The United States Senate passed a funding bill that will avoid a government shutdown until mid-February, Reuters reported on Thursday, 2 December.
Democratic Senate Majority Leader Chuck Schumer said that he was "glad that in the end, cooler heads prevailed."
"The government will stay open and I thank the members of this chamber for walking us back from the brink from an avoidable, needless and costly shutdown", he said, reported Reuters.
The vote ended up being 69 in favour and 28 against which ensured the passing of the stopgap spending plan before midnight deadline on Friday, 3 December.
The Senate voted for the stopgap spending plan immediately after the House of Representatives passed the same by a vote of 221-212, The Guardian reported.
Only one GOP member in the House supported the plan.

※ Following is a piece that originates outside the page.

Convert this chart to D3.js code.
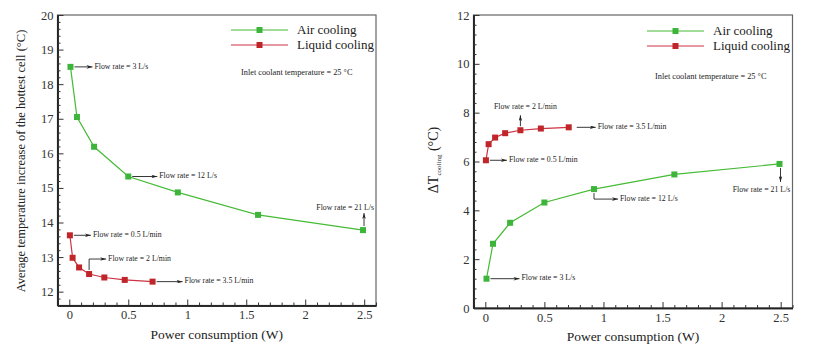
<!DOCTYPE html>
<html><head><meta charset="utf-8">
<script src="https://cdn.jsdelivr.net/npm/d3@7"></script>
<style>body{margin:0;background:#fff}svg{display:block}svg text{font-family:"Liberation Serif","Times New Roman",serif !important}</style>
</head><body><svg id="c" width="814" height="364"></svg>
<script>
const airX = [0.01, 0.065, 0.21, 0.5, 0.92, 1.6, 2.49];
const liqX = [0.005, 0.028, 0.083, 0.168, 0.297, 0.47, 0.706];
const airTemp = [18.5, 17.05, 16.19, 15.33, 14.87, 14.22, 13.78];
const liqTemp = [13.63, 12.98, 12.70, 12.51, 12.41, 12.34, 12.29];
const airDT = [1.2, 2.63, 3.49, 4.32, 4.87, 5.47, 5.90];
const liqDT = [6.05, 6.71, 6.98, 7.16, 7.28, 7.35, 7.40];
const xTicks = [0, 0.5, 1, 1.5, 2, 2.5];
const xTickLabels = ["0", "0.5", "1", "1.5", "2", "2.5"];
const yTicksL = [12, 13, 14, 15, 16, 17, 18, 19, 20];
const yTicksR = [0, 2, 4, 6, 8, 10, 12];
const seriesNames = ["Air cooling", "Liquid cooling"];
const inletNote = "Inlet coolant temperature = 25 °C";

const FONT = '"Liberation Serif","Times New Roman",serif';
const GREEN = "#45bb35", GREEN_M = "#3db53a", RED = "#cc3344", RED_M = "#bf2529";
const svg = d3.select("#c").attr("font-family", FONT);
const defs = svg.append("defs");
defs.append("marker").attr("id","ah").attr("viewBox","0 0 10 6").attr("refX",10).attr("refY",3)
  .attr("markerWidth",10).attr("markerHeight",4).attr("orient","auto")
  .append("path").attr("d","M0,0L10,3L0,6L3,3Z").attr("fill","#222");

function panel(cfg){
  const g = svg.append("g");
  const x = d3.scaleLinear().domain([-0.1, 2.6]).range([cfg.l, cfg.r]);
  const y = d3.scaleLinear().domain(cfg.yd).range([cfg.b, cfg.t]);
  g.append("rect").attr("x",cfg.l).attr("y",cfg.t).attr("width",cfg.r-cfg.l).attr("height",cfg.b-cfg.t)
   .attr("fill","none").attr("stroke","#666").attr("stroke-width",1.2);
  const xa = g.append("g").attr("transform",`translate(0,${cfg.b})`)
    .call(d3.axisBottom(x).tickValues(xTicks).tickFormat((d,i)=>xTickLabels[i]).tickSizeInner(-6).tickSizeOuter(0).tickPadding(5));
  const xm = g.append("g").attr("transform",`translate(0,${cfg.b})`)
    .call(d3.axisBottom(x).tickValues(d3.range(-0.1,2.61,0.1).map(v=>+v.toFixed(2)).filter(v=>!xTicks.includes(v))).tickFormat("").tickSizeInner(-3).tickSizeOuter(0));
  const ya = g.append("g").attr("transform",`translate(${cfg.l},0)`)
    .call(d3.axisLeft(y).tickValues(cfg.yt).tickSizeInner(-6).tickSizeOuter(0).tickPadding(4));
  const ym = g.append("g").attr("transform",`translate(${cfg.l},0)`)
    .call(d3.axisLeft(y).tickValues(cfg.ym).tickFormat("").tickSizeInner(-3).tickSizeOuter(0));
  [xa,xm,ya,ym].forEach(a=>{a.attr("font-family",FONT);
    a.select(".domain").attr("stroke","#222").attr("stroke-width",1.5);
    a.selectAll(".tick line").attr("stroke","#333");
    a.selectAll("text").attr("font-size",12.5).attr("fill","#333").style("font-family",FONT);});
  const line = d3.line().x(d=>x(d[0])).y(d=>y(d[1]));
  const series = [
    {xs: airX, ys: cfg.air, c: GREEN, m: GREEN_M},
    {xs: liqX, ys: cfg.liq, c: RED, m: RED_M}];
  series.forEach(s=>{
    const pts = s.xs.map((v,i)=>[v, s.ys[i]]);
    g.append("path").attr("d",line(pts)).attr("fill","none").attr("stroke",s.c).attr("stroke-width",1.2);
    g.selectAll(null).data(pts).enter().append("rect")
      .attr("x",d=>x(d[0])-3).attr("y",d=>y(d[1])-3).attr("width",6).attr("height",6).attr("fill",s.m);
  });
  series.forEach((s,i)=>{
    const yy = cfg.legY + i*15;
    g.append("line").attr("x1",cfg.legX).attr("x2",cfg.legX+57).attr("y1",yy).attr("y2",yy).attr("stroke",s.c).attr("stroke-width",1);
    g.append("rect").attr("x",cfg.legX+28.5-3).attr("y",yy-3).attr("width",6).attr("height",6).attr("fill",s.m);
    g.append("text").attr("x",cfg.legX+66).attr("y",yy+4).attr("font-size",13).attr("fill","#222").style("font-family",FONT).text(seriesNames[i]);
  });
  g.append("text").attr("x",cfg.noteX).attr("y",cfg.noteY).attr("font-size",8.3).attr("fill","#222").style("font-family",FONT).text(inletNote);
  cfg.ann.forEach(a=>{
    const p = [x(a.px), y(a.py)];
    g.append("path").attr("d", d3.line()(a.path(p))).attr("fill","none").attr("stroke","#222").attr("stroke-width",0.9).attr("marker-end","url(#ah)");
    g.append("text").attr("x",a.tx(p)[0]).attr("y",a.tx(p)[1]).attr("font-size",7.8).attr("fill","#222").style("font-family",FONT)
      .attr("text-anchor",a.anchor||"start").attr("dominant-baseline","middle").text(a.t);
  });
  g.append("text").attr("x",(cfg.l+cfg.r)/2).attr("y",cfg.titleY).attr("text-anchor","middle").attr("font-size",13.5).attr("fill","#222").style("font-family",FONT).text("Power consumption (W)");
  return {g,x,y};
}

const L = panel({l:57.5, r:376, t:15, b:305.5, yd:[11.6,20], yt:yTicksL, titleY:339,
  ym:d3.range(11.6,20.01,0.2).map(v=>+v.toFixed(1)).filter(v=>!yTicksL.includes(v)),
  air:airTemp, liq:liqTemp, legX:231, legY:30, noteX:241, noteY:75,
  ann:[
    {px:airX[0],py:airTemp[0],t:"Flow rate = 3 L/s",path:p=>[[p[0]+4,p[1]],[p[0]+22,p[1]]],tx:p=>[p[0]+24,p[1]]},
    {px:airX[3],py:airTemp[3],t:"Flow rate = 12 L/s",path:p=>[[p[0]+4,p[1]],[p[0]+29,p[1]]],tx:p=>[p[0]+31,p[1]]},
    {px:airX[6],py:airTemp[6],t:"Flow rate = 21 L/s",path:p=>[[p[0]+1,p[1]-4],[p[0]+1,p[1]-17]],tx:p=>[p[0]+11,p[1]-22],anchor:"end"},
    {px:liqX[0],py:liqTemp[0],t:"Flow rate = 0.5 L/min",path:p=>[[p[0]+4,p[1]],[p[0]+21,p[1]]],tx:p=>[p[0]+23,p[1]]},
    {px:liqX[3],py:liqTemp[3],t:"Flow rate = 2 L/min",path:p=>[[p[0],p[1]-4],[p[0],p[1]-15],[p[0]+17,p[1]-15]],tx:p=>[p[0]+19,p[1]-15]},
    {px:liqX[6],py:liqTemp[6],t:"Flow rate = 3.5 L/min",path:p=>[[p[0]+4,p[1]],[p[0]+30,p[1]]],tx:p=>[p[0]+32,p[1]]}
  ]});
L.g.append("text").attr("transform","translate(25,161) rotate(-90)").attr("text-anchor","middle").attr("font-size",12.5).attr("fill","#222").style("font-family",FONT)
  .text("Average temperature increase of the hottest cell (°C)");

const R = panel({l:473.5, r:792.5, t:15, b:308, yd:[0,12], yt:yTicksR, titleY:341,
  ym:d3.range(0,12.01,0.4).map(v=>+v.toFixed(1)).filter(v=>!yTicksR.includes(v)),
  air:airDT, liq:liqDT, legX:647, legY:31, noteX:655, noteY:79,
  ann:[
    {px:airX[0],py:airDT[0],t:"Flow rate = 3 L/s",path:p=>[[p[0]+4,p[1]],[p[0]+33,p[1]]],tx:p=>[p[0]+35,p[1]]},
    {px:airX[4],py:airDT[4],t:"Flow rate = 12 L/s",path:p=>[[p[0],p[1]+4],[p[0],p[1]+10],[p[0]+24,p[1]+10]],tx:p=>[p[0]+26,p[1]+10]},
    {px:airX[6],py:airDT[6],t:"Flow rate = 21 L/s",path:p=>[[p[0]+1,p[1]+4],[p[0]+1,p[1]+18]],tx:p=>[p[0]-18,p[1]+26],anchor:"middle"},
    {px:liqX[0],py:liqDT[0],t:"Flow rate = 0.5 L/min",path:p=>[[p[0]+4,p[1]],[p[0]+21,p[1]]],tx:p=>[p[0]+23,p[1]]},
    {px:liqX[4],py:liqDT[4],t:"Flow rate = 2 L/min",path:p=>[[p[0],p[1]-4],[p[0],p[1]-15]],tx:p=>[p[0]+5,p[1]-23],anchor:"middle"},
    {px:liqX[6],py:liqDT[6],t:"Flow rate = 3.5 L/min",path:p=>[[p[0]+8,p[1]],[p[0]+27,p[1]]],tx:p=>[p[0]+29,p[1]]}
  ]});
const yl = R.g.append("text").attr("transform","translate(438,160) rotate(-90)").attr("text-anchor","middle").attr("font-size",14).attr("fill","#222").style("font-family",FONT);
yl.append("tspan").text("ΔT");
yl.append("tspan").attr("font-size",7).attr("dy",3).text("cooling");
yl.append("tspan").attr("dy",-3).text(" (°C)");
</script></body></html>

The vote came after some Republican senators threatened to block the funding bill in protest against Joe Biden's vaccine mandates. Republican senators voted on an amendment to defund the mandate but that vote failed.
The Biden administration introduced mandates in July earlier this year, which required federal employees either get fully jabbed or get tested every week in order to be eligible to work.
Then in September, vaccine mandates were imposed on healthcare workers and companies with 100 workers or more.
The mandate would cover at least 80 million employees, it was estimated.
Court rulings, however, have blocked these mandates for now after multiple attorney generals of Republican states along with conservative groups sued the Biden government for imposing the vaccine mandates.